Pilate from his position of power understands this custom. He asks that the legs of the condemned men be broken.  Already exhausted and in excruciating pain, to hasten death by asphyxiation is brutal. 



When the come to Jesus he is already dead. They pierce his side with a spear.

Cold metal pierces flesh.

Blood and water flow.

What do we see?

They will look on the one they have pierced. And so do we.

7. 

We look on as water and blood flow.
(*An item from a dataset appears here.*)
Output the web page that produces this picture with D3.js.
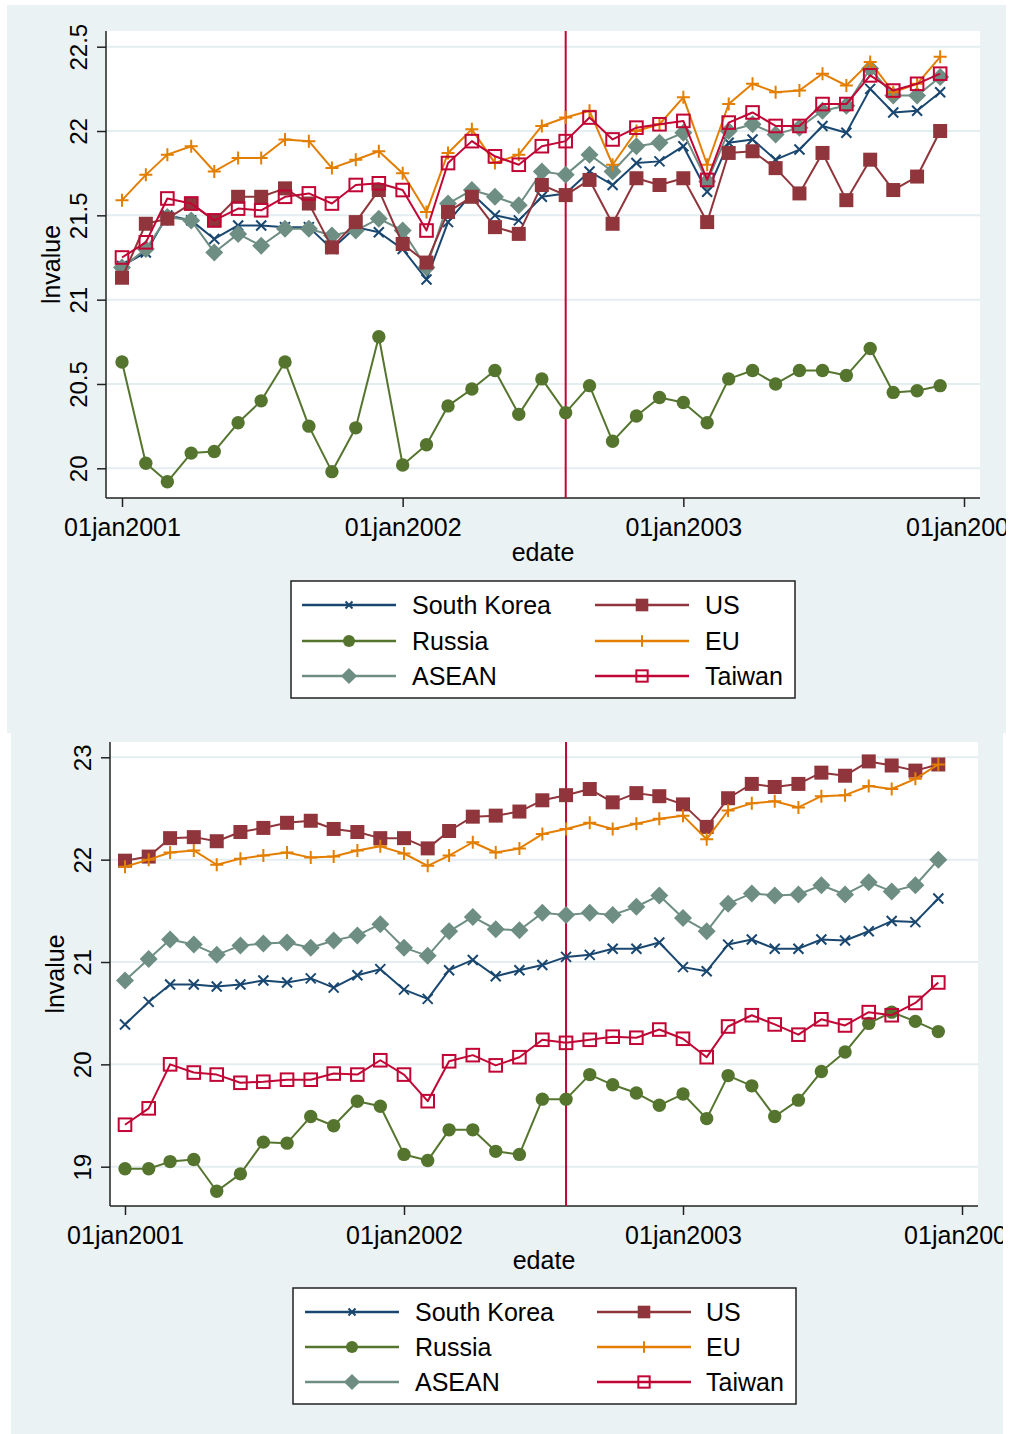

As love and life pour out.

It may seem too soon as we stand and gaze: and yet life is being transmitted to us.

This self-giving becomes of us a sign of rebirth: healing, cleansing, forgiving.

At this very point of finality - when cruelty has cried its last - there is a glimpse of something else.

Water a sign of spiritual thirst being quenched, perhaps?
Blood a sign of reconciling love, may be?

Dare we hope that in the midst of pain, the blood of Jesus, which will become a source of life?

Grain of wheat dies to bear much fruit: grapes crushed to produce wine.

The Word made flesh confronting hate, violence and all that separates us from God and each other.
The Word made flesh bears the weight of this sin and cries out, empties himself. For love.

He’d given us a sign of this: brokenness and healing; bread and wine. 

8.

On the night that we was betrayed; at supper with his friends.
He took, blessed, broke and gave.



This is my body - and we gaze on him who was pierced.

Blood and water; bread and wine: given for heath and healing and reconciliation. 

Our wounded hearts find her compassion and hope.

Our dry souls cry out for one drop of his blood.

What do we see before our eyes?

Our Saviour bears the weight of ambitious hate and the weakness of our will; he bears the times our compassion turns blind and cruel.

Condemned he bears the cross: lifted up he draws us to him.
The infinity of God’s love and life; held in this brief span; poured out.
This exceeds the power of sinful humanity.